Exercise requirements » The data below needs to be returned exactly, line for line.

Supplied data »
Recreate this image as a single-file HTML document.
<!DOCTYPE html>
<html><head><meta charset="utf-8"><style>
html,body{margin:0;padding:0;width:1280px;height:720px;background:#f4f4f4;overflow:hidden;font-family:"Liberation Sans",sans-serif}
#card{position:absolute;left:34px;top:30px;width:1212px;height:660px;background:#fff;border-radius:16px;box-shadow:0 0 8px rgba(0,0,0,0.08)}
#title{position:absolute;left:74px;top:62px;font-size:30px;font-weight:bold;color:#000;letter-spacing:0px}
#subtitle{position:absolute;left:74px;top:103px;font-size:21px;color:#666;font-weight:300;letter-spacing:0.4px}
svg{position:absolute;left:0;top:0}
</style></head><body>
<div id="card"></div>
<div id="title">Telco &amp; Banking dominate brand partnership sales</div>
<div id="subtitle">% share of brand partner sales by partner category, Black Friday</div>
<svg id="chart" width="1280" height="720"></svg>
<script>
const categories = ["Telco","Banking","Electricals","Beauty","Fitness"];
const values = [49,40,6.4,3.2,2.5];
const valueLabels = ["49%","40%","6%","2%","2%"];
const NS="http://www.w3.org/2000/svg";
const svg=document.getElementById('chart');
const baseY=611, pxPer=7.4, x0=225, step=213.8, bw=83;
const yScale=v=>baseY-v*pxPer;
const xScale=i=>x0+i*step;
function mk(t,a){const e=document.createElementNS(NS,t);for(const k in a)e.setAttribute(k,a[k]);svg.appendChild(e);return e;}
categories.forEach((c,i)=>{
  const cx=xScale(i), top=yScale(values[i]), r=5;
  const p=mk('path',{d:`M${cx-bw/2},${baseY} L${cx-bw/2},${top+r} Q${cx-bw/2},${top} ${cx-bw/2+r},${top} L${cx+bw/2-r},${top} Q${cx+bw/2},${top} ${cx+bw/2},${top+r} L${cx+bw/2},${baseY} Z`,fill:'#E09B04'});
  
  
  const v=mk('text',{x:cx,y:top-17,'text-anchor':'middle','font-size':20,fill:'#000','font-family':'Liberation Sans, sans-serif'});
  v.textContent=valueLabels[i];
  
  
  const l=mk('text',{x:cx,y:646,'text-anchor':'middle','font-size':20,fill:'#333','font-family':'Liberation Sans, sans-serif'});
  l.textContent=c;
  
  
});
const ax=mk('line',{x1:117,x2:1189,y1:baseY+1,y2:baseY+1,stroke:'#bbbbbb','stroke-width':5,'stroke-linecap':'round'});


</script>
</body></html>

Exercise result »
Recreate this image as a single-file HTML document.
<!DOCTYPE html>
<html><head><meta charset="utf-8"><style>
html,body{margin:0;padding:0;width:1280px;height:720px;background:#f4f4f4;overflow:hidden;font-family:"Liberation Sans",sans-serif}
#card{position:absolute;left:34px;top:30px;width:1212px;height:660px;background:#fff;border-radius:16px;box-shadow:0 0 8px rgba(0,0,0,0.08)}
#title{position:absolute;left:74px;top:62px;font-size:30px;font-weight:bold;color:#000;letter-spacing:0px}
#subtitle{position:absolute;left:74px;top:103px;font-size:21px;color:#666;font-weight:300;letter-spacing:0.4px}
svg{position:absolute;left:0;top:0}
</style></head><body>
<div id="card"></div>
<div id="title">Telco &amp; Banking dominate brand partnership sales</div>
<div id="subtitle">% share of brand partner sales by partner category, Black Friday</div>
<svg id="chart" width="1280" height="720"></svg>
<script>
const categories = ["Telco","Banking","Electricals","Beauty","Fitness"];
const values = [49,40,6.4,3.2,2.5];
const valueLabels = ["49%","40%","6%","2%","2%"];
const NS="http://www.w3.org/2000/svg";
const svg=document.getElementById('chart');
const baseY=611, pxPer=7.4, x0=225, step=213.8, bw=83;
const yScale=v=>baseY-v*pxPer;
const xScale=i=>x0+i*step;
function mk(t,a){const e=document.createElementNS(NS,t);for(const k in a)e.setAttribute(k,a[k]);svg.appendChild(e);return e;}
categories.forEach((c,i)=>{
  const cx=xScale(i), top=yScale(values[i]), r=5;
  const p=mk('path',{d:`M${cx-bw/2},${baseY} L${cx-bw/2},${top+r} Q${cx-bw/2},${top} ${cx-bw/2+r},${top} L${cx+bw/2-r},${top} Q${cx+bw/2},${top} ${cx+bw/2},${top+r} L${cx+bw/2},${baseY} Z`,fill:'#E09B04'});
  
  
  const v=mk('text',{x:cx,y:top-17,'text-anchor':'middle','font-size':20,fill:'#000','font-family':'Liberation Sans, sans-serif'});
  v.textContent=valueLabels[i];
  
  
  const l=mk('text',{x:cx,y:646,'text-anchor':'middle','font-size':20,fill:'#333','font-family':'Liberation Sans, sans-serif'});
  l.textContent=c;
  
  
});
const ax=mk('line',{x1:117,x2:1189,y1:baseY+1,y2:baseY+1,stroke:'#bbbbbb','stroke-width':5,'stroke-linecap':'round'});


</script>
</body></html>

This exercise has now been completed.